Las segundas, fueron clases individuales, en la casa de mi profesora Soledad, en Burzaco. Las daba con su marido. Un día su marido no llegó a la clase, y ella me ofreció entonces hacer una clase de ballet. Yo accedí. Ella hacía unas caras muy extrañas al marcar los pasos. Esto me llamaba la atención, me preguntaba si los pasos se hacían también con caras, pero me daba vergüenza entonces no las hice. Cuando me apoyé en la barra de ese estudio gigante lleno de espejos, piso cerámica y un perro, supe que quería hacer eso toda mi vida. Todavía no sabía que en la danza había mucho más. Después soñé con ingresar a estudiar en la mítica Escuela Nacional de Danzas. Fui a inscribirme. Había pianos, palabras en francés. Todavía no sabía que en la danza te ponían trabas. Empecé a ser consciente de mi cuerpo gordo, no tocado por la autoproclamada y exclusiva genética de ese arte. Soñé con entrar al Colón, lo intenté tres veces exponencialmente anoréxica cada año. Todavía no sabía que la danza que prometían exigía mutilaciones. Me recibí de La Escuela, aún joven, y lo intenté con el Taller de Danza Contemporánea del Teatro San Martín, pensando que “contemporáneo” era sinónimo de abierto, arriesgado, inclusivo. Todavía no sabía de ese lobo con piel de cordero. Finalmente, a los 24 años, 10 después de la peli de Schwarzenegger, en uno de mis intentos por buscar algo más que lo que prometían como algo bueno, vi, en El Portón de Sánchez, un flyer que me llamó la atención. Tenía una imagen de una persona con media raya del culo al aire y un slip blanco viejo y muy grande: La idea fija, de Pablo Rotemberg. Fui a ver la obra, y sentí un calor romántico. Esperanza. Me sentí menos sólo. Entendí que estaba bien vengarse de la danza usando su técnica para reventar el cuerpo contra el piso, purgar, y así acceder a la posibilidad de sentir algo. Me perdoné por sentir lo que sentía, empecé a pensar que quizás el arte perdona lo que la danza juzga, y pude ver, otra vez, la belleza en las ganas de vivir de las personas abandonadas.

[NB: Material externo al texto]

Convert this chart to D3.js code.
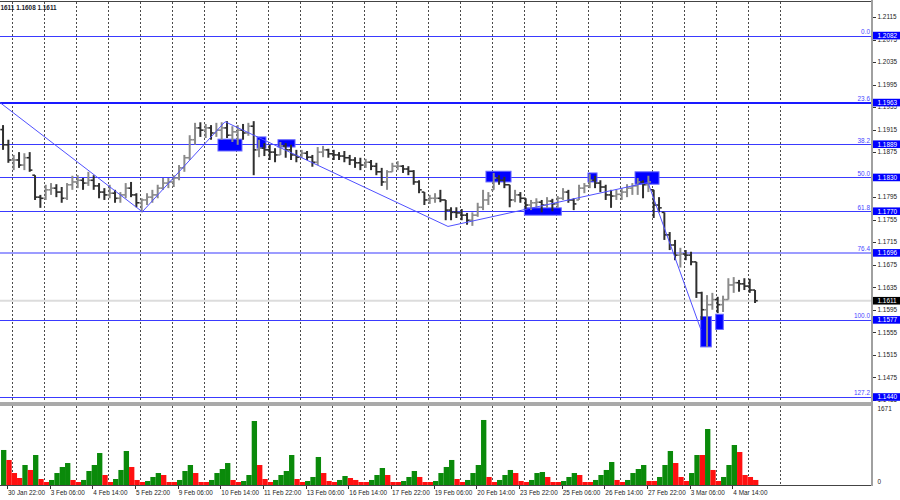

Rodrigo Arena es director, creador y performer. Su trabajo artístico consiste en el cuestionamiento de la moral escénica, la exposición política de la vida personal, y la práctica de la expresión de una escena disidente. Se desempeña en el campo de la danza, la performance, y la escritura. En 2019 fue premiado como Mejor Director por La Bienal de Arte Joven. También fue invitado a formar parte de la delegación argentina de directorxs escénicxs en el Festival de Avignon 2019 (Francia). Dirigió las obras Mis días sin Victoria, Testimonio Transmasculino, Cómo explicar el arte a una liebre muerta en 2059, entre otras.